After their sharp disagreement over the deal between world powers and Iran over its nuclear program, both men appeared ready to find common ground
Obama backed Netanyahu in the latest crisis facing Israel, speaking out against recent attacks by Palestinians on Israeli civilians
The Israeli leader went out of his way to say that he had not given up hope for a final settlement with the Palestinians
President Barack Obama and Israeli Prime Minister Benjamin Netanyahu on Monday took pains to find areas of agreement in their first meeting since the conclusion of the Iran nuclear deal, which dragged relations between their governments to their lowest point in decades.
The two leaders met at the White House for the first time in more than a year and appeared before the cameras without exhibiting any of the mutual frustration or political and ideological discomfort that has been impossible to miss in several previous encounters. After their sharp disagreement over the deal between world powers and Iran over its nuclear program, both men appeared ready to find common ground.
Obama backed Netanyahu in the latest crisis facing Israel, speaking out against recent attacks by Palestinians on Israeli civilians that have sparked fears of a new uprising, or intifada, in the Palestinian territories. He said that the Netanyahu government had a right and an obligation to defend its people.
“I want to be very clear that we condemn, in the strongest terms, Palestinian violence against innocent Israeli citizens,” Obama told reporters, with Netanyahu at his side, at the start of the talks in the Oval Office.
The Israeli leader, meanwhile, went out of his way to say that he had not given up hope for a final settlement with the Palestinians, after two failed peace initiatives by the Obama administration.
“We’ll never give up our hope for peace. And I remain committed to a vision of peace of two states for two peoples, a demilitarized Palestinian state that recognizes the Jewish state,” Netanyahu said. Last year, the Prime Minister angered the White House by distancing himself from the pursuit of a two-state solution during his re-election campaign.
The President did acknowledge his public clashes with Netanyahu over the Iran nuclear deal – which the Israeli leader has branded a historic mistake – but emphasized where they agree on the strategically crucial concern.
“It is no secret that the Prime Minister and I have had a strong disagreement on this narrow issue, but we don’t have a disagreement on the need to make sure that Iran does not get a nuclear weapon and we don’t have a disagreement about the importance of us blunting destabilizing activities that Iran may be taking.”
Netanyahu, who has previously used Oval Office appearances with Obama to argue that Iran poses an existential threat to Israel, did not even refer to the nuclear deal in his remarks but put the threat Israel feels from Iran in the context of its support for anti-Israel terror groups.
“With the savagery of ISIS, with the aggression in terror by Iran’s proxies, and by Iran itself … the combination of turbulence has now displaced millions of people, has butchered hundreds of thousands, and we don’t know what will transpire,” Netanyahu said.
Obama himself stressed the importance of Israel’s security, noting that he has “repeatedly” said that protecting Israel was one of his top foreign policy priorities.
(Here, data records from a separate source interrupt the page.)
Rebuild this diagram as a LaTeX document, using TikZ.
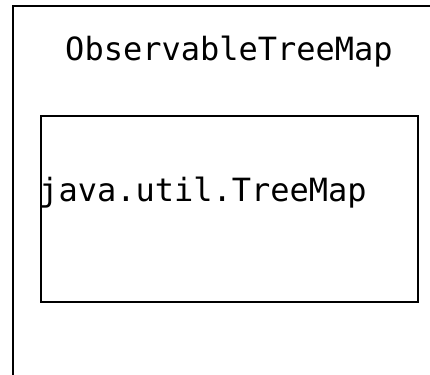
\documentclass[tikz,border=0pt]{standalone}
\usepackage{fontspec}
\usepackage{tikz}
\usetikzlibrary{positioning}
\newfontfamily\codefont{DejaVu Sans Mono}
\tikzset{
  frame/.style={draw=black,line width=2.2pt,inner sep=0pt,anchor=north west},
  classlbl/.style={font=\codefont\fontsize{32}{37}\selectfont,inner sep=0pt,anchor=base},
}
\begin{document}
\begin{tikzpicture}[x=1pt,y=-1pt]
    \useasboundingbox (0,0) rectangle (430,374);
    \clip (0,0) rectangle (430,374);
    \node[frame,minimum width=450pt,minimum height=420pt] (observable) at (12,5) {};
    \node[frame,minimum width=377pt,minimum height=186pt] (treemap) at (40,115) {};
    \node[classlbl] (obslbl) at (229,61) {ObservableTreeMap};
    \node[classlbl] (maplbl) at (203,201) {java.util.TreeMap};
  \end{tikzpicture}
\end{document}
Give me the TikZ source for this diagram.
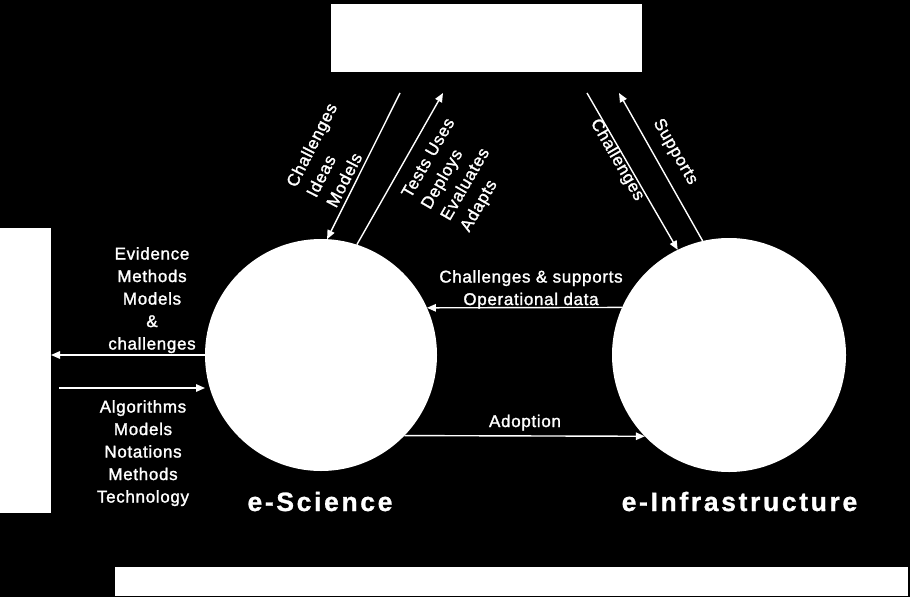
\documentclass[tikz,border=0pt]{standalone}
\usepackage{fontspec}
\setmainfont{Liberation Sans}
\usetikzlibrary{arrows.meta}
\tikzset{
  wbox/.style={rectangle, fill=white, draw=none, inner sep=0pt, outer sep=0pt},
  wcirc/.style={circle, fill=white, draw=none, inner sep=0pt, outer sep=0pt},
  arr/.style={white, line width=1.4pt, -{Triangle[length=9pt,width=7.5pt]}},
  lbl/.style={text=white, inner sep=0pt, align=center,
    font=\fontsize{17}{22.5}\selectfont\addfontfeature{LetterSpace=4,FakeBold=1.5}},
  lbll/.style={lbl, align=left},
  big/.style={text=white, inner sep=0pt, anchor=base,
    font=\fontsize{26.5}{30}\selectfont\bfseries\addfontfeature{LetterSpace=10,FakeBold=1}}
}
\begin{document}
\begin{tikzpicture}[x=1pt,y=-1pt]
\fill[black] (0,0) rectangle (910,597);
\useasboundingbox (0,0) rectangle (910,597);
% boxes
\node[wbox, minimum width=311pt, minimum height=68pt] (top) at (486.5,38) {};
\node[wbox, minimum width=51pt, minimum height=285pt] (lbox) at (25.5,370.5) {};
\node[wbox, minimum width=793pt, minimum height=29pt] (bbar) at (511.5,581.5) {};
% circles
\node[wcirc, minimum size=232pt] (sci) at (321,355) {};
\node[wcirc, minimum size=234pt] (inf) at (729,355) {};
% titles
\node[big] (tsci) at (320,511) {e-Science};
\node[big] (tinf) at (739.5,511) {e-Infrastructure};
% top arrows
\coordinate (a1) at (400,93);
\coordinate (a2) at (443,93);
\coordinate (a3) at (587,93);
\coordinate (a4) at (619,93);
\draw[arr] (a1) -- (sci.87);
\draw[arr] (sci.72) -- (a2);
\draw[arr] (a3) -- (inf.116);
\draw[arr] (inf.103) -- (a4);
% middle arrows
\draw[arr] (inf.156) -- (sci.24);
\draw[arr] (sci.-44) -- (inf.-136);
% left arrows
\coordinate (l1) at (59,388);
\coordinate (l2) at (205,388);
\draw[arr] (sci.west) -- (sci.west -| lbox.east);
\draw[arr] (l1) -- (l2);
% labels
\node[lbl, anchor=north] (ev) at (152,247) {Evidence\\Methods\\Models\\\&\\challenges};
\node[lbl, anchor=north] (al) at (143,400) {Algorithms\\Models\\Notations\\Methods\\Technology};
\node[lbl, anchor=north] (cs) at (531,270) {Challenges \& supports\\Operational data};
\node[lbl, anchor=base] (ad) at (525,427) {Adoption};
\node[lbll, rotate=63] (cim) at (331.5,155) {Challenges\\Ideas\\Models};
\node[lbll, rotate=60] (tu) at (458.5,175.4) {Tests Uses\\Deploys\\Evaluates\\Adapts};
\node[lbl, rotate=-60] (ch) at (617,160) {Challenges};
\node[lbl, rotate=-60] (sp) at (675,152) {Supports};
\end{tikzpicture}
\end{document}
He also referred to their shared concerns about the “chaotic” situation in Syria.
Netanyahu, connecting the violence in the region with the threat from terrorist groups faced by both Israel and the United States, said in offering condolences over the deaths of several Americans in an attack Monday at a training center in Jordan: “We are with you. We are with each other in more ways than one.”
Despite his best efforts, which included an address to Congress in March that outraged the administration, Netanyahu was unable to stiffen or subvert the nuclear deal between Iran and world powers.
And the White House has now admitted publicly that after two failed attempts to broker a settlement between Israel and the Palestinians, the differences between the two sides are so stark that there is little hope of a deal before Obama leaves office.
At a speech at the annual U.N. General Assembly last month, Netanyahu lashed out at the Iran deal but implicitly made it clear that he understood the pact would now go into force, in what appeared to be a partial olive branch to the White House.
But the run-up to the visit was not without its drama.
Last week, Netanyahu was forced to distance himself from his newly appointed head of public diplomacy after the discovery that the aide, Ran Baratz, suggested Obama was an anti-Semite in a March Facebook post.
American officials sought to downplay the effect the language would have on Netanyahu’s visit and said it was the prerogative of the Israeli government to determine who serves in official posts.